Una barchetta si avvicina e dà fondo. E’ l’ora in cui i turisti si spargono per le coste. Giusto! E’ l’ora per noi di ritirarci.

Lasciamo ai villeggianti l’esclusività di un rapporto autentico col mare del Fortino. Pulito, trasparente, accogliente.

Per me seducente. Lascio l’immagine di mamma, giovane, col costume nero, delle gare a chi aveva più fiato con mio fratello, di papà che guidava la barchetta a remi.

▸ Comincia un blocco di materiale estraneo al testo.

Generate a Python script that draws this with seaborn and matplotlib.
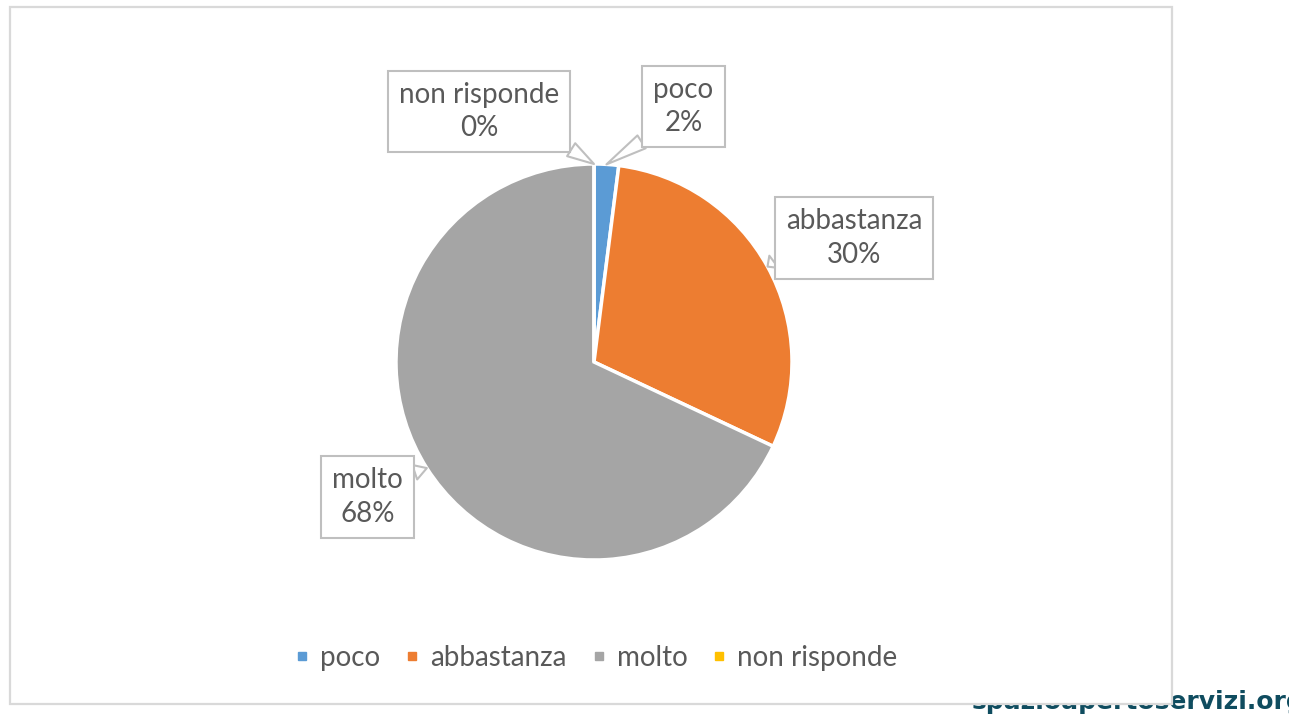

Quello effettuato è l’ultimo bagno dell’estate passata, ma al Fortino ci vorrò tornare. Per quella emozione che ho condiviso con voi.

2 Comments

2 Comments

  1. Biagio Vitiello

    5 Ottobre 2023 at 08:22

    Vorrei osservare, nell’articolo di Franco De Luca, che viene considerata come fortificazione borbonica la Ravia; questa è una fortificazione inglese fatta da lord Bentik durante l’occupazione inglese di Ponza, del dicembre 1813 (monografia Tricoli pag. 282.
    Le fortificazioni della rada del porto non dovevano poi essere tanto micidiali per le navi nemiche, dal momento che lo stesso lord Bentik, “regitore delle forze inglesi sul Mediterraneo”, provvide a disporre altri cannoni alla Torre, sul mio Belvedere (Masseria del commendator D’Ambrosio) e su agli Scotti (oltre a quelli del campo Inglese e sopra Cala Felci)

  2. Francesco De Luca

    5 Ottobre 2023 at 10:40

    E’ vero, Biagio, quello che affermi: sulla Ravia la postazione militare è inglese. E io infatti non l’attribuisco ai Borbone.